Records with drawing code

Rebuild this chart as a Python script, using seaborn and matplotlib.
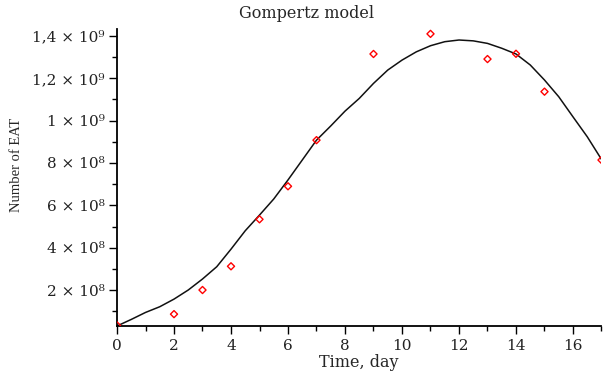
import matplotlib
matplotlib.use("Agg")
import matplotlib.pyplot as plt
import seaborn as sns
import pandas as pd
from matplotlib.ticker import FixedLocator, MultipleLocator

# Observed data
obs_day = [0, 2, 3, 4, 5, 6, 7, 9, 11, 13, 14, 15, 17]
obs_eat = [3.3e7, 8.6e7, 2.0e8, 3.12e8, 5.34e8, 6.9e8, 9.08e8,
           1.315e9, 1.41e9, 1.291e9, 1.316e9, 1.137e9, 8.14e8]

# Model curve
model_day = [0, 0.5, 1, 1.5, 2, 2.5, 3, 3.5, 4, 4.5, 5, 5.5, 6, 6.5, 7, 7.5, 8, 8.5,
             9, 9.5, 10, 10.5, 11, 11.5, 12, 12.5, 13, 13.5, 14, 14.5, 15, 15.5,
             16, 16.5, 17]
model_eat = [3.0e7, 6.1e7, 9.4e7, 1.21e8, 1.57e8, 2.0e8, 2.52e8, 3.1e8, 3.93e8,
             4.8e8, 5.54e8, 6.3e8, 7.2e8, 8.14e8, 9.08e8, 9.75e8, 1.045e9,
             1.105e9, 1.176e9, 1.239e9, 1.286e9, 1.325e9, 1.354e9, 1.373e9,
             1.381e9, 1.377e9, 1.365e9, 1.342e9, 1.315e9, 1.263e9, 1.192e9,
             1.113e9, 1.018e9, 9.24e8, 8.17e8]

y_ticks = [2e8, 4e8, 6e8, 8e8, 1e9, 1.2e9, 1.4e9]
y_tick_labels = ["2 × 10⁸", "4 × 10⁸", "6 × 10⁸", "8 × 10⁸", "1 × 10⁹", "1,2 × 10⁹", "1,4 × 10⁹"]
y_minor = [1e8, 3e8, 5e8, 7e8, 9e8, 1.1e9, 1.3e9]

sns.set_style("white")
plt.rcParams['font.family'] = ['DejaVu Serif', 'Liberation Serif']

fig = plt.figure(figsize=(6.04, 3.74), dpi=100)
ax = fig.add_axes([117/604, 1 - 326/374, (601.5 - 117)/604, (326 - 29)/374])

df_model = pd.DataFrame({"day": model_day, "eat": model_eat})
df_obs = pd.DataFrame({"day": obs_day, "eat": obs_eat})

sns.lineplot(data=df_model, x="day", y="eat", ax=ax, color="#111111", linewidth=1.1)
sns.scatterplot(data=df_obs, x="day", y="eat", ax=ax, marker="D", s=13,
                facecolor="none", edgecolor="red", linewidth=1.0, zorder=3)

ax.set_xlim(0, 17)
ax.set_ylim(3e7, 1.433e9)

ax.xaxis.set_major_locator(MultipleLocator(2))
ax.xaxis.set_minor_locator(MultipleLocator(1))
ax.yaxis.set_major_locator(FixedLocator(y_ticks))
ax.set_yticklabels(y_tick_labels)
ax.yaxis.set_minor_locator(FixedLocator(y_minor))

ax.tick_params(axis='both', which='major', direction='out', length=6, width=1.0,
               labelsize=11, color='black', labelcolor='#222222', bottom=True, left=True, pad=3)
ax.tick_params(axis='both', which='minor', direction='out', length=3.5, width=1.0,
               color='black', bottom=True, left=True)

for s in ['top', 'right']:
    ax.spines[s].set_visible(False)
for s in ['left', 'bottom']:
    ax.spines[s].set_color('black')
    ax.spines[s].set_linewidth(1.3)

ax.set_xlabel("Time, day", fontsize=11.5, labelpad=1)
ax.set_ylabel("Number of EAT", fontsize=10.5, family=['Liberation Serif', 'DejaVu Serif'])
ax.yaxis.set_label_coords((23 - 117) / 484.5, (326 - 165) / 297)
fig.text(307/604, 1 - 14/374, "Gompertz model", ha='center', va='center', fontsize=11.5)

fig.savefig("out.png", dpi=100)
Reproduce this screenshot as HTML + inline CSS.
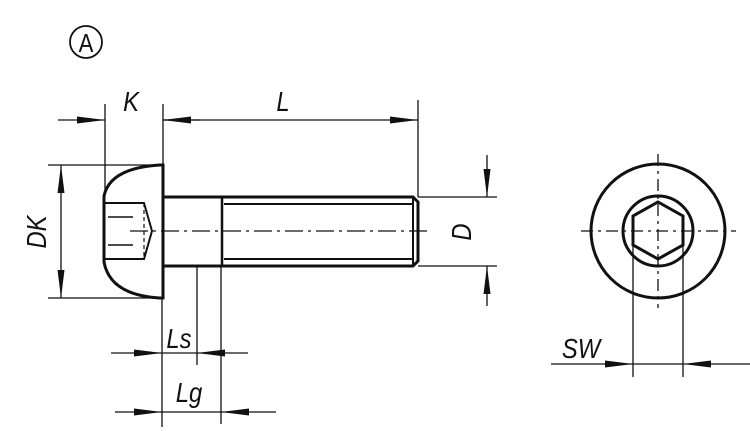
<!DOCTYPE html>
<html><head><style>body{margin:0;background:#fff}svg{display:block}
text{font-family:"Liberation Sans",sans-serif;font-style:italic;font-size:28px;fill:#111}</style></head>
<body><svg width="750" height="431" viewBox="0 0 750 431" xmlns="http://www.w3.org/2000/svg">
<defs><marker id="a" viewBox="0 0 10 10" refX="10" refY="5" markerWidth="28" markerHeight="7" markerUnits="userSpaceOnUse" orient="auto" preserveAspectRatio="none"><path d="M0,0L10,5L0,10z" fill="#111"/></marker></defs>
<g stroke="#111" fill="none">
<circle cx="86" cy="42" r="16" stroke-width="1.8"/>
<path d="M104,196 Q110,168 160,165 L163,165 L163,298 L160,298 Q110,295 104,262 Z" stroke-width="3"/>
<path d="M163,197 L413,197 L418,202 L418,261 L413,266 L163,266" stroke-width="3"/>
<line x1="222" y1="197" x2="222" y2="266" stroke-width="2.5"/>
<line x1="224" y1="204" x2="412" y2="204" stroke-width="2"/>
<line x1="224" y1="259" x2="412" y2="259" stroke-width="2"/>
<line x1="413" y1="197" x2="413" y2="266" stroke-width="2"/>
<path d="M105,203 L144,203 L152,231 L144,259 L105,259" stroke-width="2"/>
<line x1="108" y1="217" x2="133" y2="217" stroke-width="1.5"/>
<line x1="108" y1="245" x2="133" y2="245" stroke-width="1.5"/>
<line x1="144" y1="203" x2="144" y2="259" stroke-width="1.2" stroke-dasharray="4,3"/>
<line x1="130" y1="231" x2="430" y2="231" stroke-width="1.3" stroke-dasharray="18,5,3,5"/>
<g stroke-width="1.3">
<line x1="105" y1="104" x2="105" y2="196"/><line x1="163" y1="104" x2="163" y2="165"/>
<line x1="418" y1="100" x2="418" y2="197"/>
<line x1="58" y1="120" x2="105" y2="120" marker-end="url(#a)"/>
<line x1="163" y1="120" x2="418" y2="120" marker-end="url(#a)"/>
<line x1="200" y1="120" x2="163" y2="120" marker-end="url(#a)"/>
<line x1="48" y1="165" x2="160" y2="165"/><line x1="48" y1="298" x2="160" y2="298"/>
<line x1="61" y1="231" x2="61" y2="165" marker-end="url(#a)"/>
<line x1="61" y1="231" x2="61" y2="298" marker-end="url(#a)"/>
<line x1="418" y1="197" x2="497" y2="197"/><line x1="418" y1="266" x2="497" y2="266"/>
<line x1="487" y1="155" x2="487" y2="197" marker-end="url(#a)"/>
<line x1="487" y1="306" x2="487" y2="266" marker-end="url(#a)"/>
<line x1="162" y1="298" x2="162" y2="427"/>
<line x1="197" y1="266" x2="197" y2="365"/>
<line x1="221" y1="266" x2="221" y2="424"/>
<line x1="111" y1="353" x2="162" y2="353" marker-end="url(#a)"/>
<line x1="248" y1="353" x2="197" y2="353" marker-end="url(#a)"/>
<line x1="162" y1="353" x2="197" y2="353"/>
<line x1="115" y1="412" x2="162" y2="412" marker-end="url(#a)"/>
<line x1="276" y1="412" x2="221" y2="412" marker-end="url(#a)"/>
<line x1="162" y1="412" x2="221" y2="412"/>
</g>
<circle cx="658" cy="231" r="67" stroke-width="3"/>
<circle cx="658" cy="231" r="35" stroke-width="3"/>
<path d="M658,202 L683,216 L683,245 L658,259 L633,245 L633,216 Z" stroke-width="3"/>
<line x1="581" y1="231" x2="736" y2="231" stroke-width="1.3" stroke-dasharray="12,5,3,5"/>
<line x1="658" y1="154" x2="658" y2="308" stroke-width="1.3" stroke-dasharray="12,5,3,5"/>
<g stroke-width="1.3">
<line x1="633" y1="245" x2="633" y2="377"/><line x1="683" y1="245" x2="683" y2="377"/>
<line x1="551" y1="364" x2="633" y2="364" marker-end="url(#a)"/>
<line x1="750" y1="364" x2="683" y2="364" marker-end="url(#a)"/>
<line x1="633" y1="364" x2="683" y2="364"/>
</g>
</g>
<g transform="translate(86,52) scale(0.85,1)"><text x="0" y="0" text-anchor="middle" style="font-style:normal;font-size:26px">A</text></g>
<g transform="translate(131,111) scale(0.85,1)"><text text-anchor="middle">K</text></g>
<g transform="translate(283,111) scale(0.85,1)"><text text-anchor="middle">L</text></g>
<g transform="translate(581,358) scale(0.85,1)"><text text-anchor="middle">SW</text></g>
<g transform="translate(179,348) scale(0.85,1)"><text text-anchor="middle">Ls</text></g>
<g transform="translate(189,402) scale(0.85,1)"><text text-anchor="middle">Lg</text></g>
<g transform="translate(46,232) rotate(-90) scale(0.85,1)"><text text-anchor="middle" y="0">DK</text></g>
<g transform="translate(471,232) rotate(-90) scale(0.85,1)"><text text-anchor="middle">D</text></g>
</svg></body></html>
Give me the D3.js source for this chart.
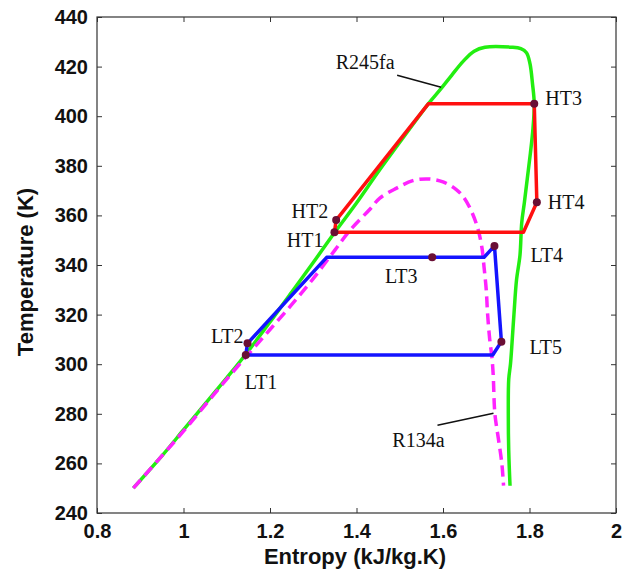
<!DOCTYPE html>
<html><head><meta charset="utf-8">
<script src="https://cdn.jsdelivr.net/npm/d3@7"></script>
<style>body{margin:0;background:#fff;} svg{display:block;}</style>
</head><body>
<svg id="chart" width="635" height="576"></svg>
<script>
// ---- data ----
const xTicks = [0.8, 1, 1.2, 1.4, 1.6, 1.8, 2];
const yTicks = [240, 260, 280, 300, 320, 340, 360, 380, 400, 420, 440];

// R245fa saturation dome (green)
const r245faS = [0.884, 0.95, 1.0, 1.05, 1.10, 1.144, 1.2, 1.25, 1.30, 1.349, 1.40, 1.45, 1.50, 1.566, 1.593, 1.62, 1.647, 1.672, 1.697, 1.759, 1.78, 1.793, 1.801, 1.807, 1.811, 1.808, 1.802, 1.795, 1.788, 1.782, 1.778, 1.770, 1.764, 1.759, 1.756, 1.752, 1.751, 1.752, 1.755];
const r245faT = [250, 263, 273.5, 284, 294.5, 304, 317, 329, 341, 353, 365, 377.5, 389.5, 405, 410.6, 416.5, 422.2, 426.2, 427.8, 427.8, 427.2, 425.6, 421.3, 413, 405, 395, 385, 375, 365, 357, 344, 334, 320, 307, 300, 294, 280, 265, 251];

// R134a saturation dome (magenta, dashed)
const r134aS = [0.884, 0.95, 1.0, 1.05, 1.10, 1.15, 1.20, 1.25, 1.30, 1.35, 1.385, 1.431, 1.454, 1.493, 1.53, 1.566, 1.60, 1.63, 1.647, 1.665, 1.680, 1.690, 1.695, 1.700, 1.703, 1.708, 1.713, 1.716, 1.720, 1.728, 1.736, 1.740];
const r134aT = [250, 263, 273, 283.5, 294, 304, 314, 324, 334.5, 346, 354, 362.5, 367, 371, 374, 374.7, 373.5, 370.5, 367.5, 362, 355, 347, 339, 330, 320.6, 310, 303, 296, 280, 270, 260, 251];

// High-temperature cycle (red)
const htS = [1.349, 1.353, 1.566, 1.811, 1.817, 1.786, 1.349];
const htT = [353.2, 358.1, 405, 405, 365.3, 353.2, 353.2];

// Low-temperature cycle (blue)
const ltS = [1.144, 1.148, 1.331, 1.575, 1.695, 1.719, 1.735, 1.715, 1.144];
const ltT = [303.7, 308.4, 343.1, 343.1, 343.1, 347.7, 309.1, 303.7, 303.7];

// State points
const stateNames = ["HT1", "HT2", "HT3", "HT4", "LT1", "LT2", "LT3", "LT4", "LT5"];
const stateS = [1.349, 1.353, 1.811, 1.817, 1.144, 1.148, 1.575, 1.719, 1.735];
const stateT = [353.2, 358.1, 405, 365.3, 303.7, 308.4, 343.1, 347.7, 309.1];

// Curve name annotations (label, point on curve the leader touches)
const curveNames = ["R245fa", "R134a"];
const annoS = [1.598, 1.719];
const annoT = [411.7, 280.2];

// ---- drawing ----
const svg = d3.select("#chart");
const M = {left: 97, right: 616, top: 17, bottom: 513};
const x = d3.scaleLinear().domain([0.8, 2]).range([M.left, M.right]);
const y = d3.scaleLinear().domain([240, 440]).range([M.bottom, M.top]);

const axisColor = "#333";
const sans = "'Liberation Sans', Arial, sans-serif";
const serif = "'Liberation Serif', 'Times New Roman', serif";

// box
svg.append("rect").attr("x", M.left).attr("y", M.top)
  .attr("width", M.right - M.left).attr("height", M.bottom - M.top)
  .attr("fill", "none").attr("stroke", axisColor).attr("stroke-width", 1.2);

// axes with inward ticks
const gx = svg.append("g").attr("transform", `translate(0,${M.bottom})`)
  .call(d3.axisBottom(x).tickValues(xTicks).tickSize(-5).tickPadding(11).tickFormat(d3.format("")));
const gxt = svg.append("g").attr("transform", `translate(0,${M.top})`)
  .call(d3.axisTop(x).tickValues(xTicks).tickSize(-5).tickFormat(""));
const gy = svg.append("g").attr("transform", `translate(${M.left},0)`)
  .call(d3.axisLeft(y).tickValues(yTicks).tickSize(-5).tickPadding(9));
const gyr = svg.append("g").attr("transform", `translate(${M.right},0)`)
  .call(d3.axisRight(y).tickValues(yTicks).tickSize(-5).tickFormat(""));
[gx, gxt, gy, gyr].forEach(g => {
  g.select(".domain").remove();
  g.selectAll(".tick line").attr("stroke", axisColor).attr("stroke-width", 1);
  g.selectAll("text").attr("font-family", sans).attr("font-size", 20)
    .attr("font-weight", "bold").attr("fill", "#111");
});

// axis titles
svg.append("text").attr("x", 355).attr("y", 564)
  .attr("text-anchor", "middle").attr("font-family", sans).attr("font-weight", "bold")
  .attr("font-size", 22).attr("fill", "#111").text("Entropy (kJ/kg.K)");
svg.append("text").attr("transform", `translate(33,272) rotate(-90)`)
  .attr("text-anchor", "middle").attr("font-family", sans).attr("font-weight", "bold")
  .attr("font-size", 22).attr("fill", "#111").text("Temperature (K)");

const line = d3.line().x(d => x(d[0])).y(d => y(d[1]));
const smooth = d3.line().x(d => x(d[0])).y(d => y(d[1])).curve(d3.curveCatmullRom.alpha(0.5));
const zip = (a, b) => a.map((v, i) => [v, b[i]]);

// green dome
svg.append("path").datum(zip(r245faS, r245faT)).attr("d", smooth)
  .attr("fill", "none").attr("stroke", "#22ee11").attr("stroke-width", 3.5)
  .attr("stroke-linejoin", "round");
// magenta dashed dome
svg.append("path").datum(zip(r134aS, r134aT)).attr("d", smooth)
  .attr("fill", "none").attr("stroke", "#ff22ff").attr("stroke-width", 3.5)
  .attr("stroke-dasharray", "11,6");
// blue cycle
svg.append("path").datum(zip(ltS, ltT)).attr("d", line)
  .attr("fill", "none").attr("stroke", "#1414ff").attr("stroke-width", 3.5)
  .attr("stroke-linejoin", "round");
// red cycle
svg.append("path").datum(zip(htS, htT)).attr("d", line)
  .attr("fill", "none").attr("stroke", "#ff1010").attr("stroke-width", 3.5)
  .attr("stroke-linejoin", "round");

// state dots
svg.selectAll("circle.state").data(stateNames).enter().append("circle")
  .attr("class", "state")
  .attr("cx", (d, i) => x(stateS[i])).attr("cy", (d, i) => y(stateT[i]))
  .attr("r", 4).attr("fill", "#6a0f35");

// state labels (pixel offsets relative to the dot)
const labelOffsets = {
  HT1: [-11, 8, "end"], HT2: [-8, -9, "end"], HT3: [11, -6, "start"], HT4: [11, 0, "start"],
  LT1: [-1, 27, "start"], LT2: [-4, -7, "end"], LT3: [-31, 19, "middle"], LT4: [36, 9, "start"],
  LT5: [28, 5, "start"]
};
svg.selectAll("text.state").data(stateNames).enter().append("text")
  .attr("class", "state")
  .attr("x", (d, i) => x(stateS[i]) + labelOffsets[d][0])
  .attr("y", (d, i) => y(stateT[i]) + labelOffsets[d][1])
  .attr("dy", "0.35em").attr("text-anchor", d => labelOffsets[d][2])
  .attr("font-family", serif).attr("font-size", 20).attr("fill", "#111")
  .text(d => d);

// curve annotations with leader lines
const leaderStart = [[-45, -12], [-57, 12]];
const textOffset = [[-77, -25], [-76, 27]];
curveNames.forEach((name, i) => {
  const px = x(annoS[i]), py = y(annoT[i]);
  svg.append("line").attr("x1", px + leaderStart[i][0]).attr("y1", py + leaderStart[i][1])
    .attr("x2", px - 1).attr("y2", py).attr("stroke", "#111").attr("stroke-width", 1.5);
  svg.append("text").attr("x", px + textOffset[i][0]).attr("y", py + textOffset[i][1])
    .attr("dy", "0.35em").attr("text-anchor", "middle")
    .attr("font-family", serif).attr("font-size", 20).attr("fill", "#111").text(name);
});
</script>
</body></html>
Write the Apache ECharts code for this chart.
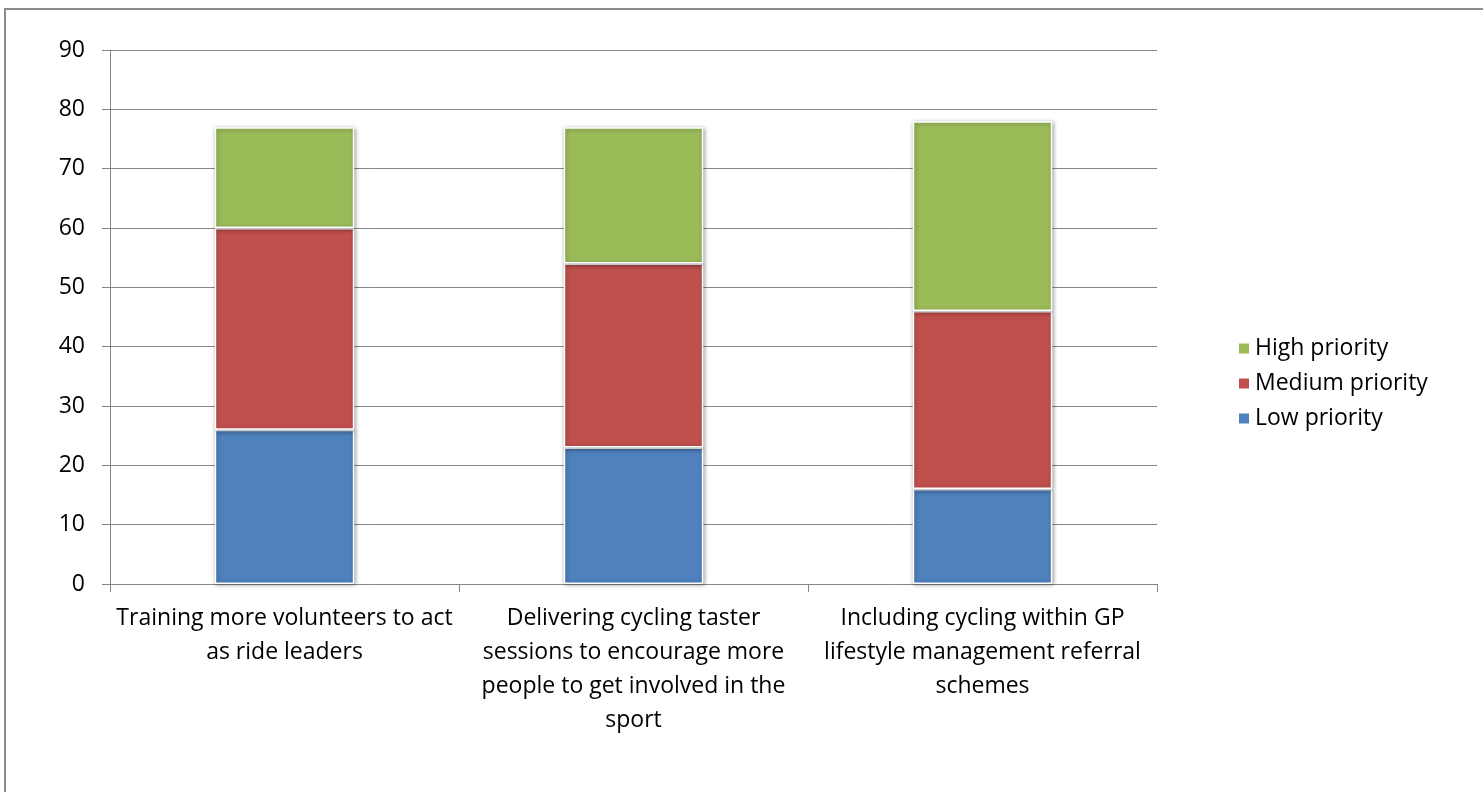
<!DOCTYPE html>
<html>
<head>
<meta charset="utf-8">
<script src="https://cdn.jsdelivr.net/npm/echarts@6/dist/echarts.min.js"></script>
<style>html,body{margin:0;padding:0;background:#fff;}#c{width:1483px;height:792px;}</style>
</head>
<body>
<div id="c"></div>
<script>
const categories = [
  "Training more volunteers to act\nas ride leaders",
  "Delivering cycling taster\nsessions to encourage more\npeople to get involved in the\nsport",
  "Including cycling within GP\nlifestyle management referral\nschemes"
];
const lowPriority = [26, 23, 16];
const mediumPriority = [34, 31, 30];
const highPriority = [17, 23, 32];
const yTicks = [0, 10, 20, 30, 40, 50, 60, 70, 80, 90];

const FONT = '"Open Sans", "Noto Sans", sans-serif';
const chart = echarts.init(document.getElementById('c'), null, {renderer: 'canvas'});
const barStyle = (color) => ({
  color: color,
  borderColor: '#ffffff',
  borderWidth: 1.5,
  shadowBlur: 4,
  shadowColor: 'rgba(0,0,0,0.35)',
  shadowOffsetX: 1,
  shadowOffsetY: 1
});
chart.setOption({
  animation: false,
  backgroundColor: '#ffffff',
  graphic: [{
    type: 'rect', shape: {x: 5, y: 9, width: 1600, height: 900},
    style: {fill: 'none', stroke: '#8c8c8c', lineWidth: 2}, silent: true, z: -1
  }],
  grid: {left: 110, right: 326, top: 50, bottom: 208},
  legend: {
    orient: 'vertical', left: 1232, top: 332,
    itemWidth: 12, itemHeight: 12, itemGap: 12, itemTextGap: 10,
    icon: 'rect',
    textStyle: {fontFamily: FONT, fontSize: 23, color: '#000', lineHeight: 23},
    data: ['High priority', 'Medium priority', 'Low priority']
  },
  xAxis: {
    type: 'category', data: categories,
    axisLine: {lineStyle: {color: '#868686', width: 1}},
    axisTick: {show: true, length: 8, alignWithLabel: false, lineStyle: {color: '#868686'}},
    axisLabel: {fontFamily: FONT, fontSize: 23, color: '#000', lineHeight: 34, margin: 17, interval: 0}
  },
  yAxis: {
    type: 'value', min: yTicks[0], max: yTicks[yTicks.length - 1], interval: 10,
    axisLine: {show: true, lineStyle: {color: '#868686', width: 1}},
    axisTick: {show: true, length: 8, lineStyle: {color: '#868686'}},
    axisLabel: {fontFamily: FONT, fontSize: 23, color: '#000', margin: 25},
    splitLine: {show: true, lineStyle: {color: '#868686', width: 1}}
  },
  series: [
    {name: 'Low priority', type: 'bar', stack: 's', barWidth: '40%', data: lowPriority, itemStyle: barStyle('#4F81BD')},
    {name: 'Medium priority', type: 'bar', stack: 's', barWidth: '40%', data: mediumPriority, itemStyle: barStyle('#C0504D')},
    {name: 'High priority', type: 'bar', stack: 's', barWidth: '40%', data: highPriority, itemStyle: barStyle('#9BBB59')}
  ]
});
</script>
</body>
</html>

— Task to complete —
State the count of lines in the data holding the word "this", adding nothing to it.

— Exercise result —
4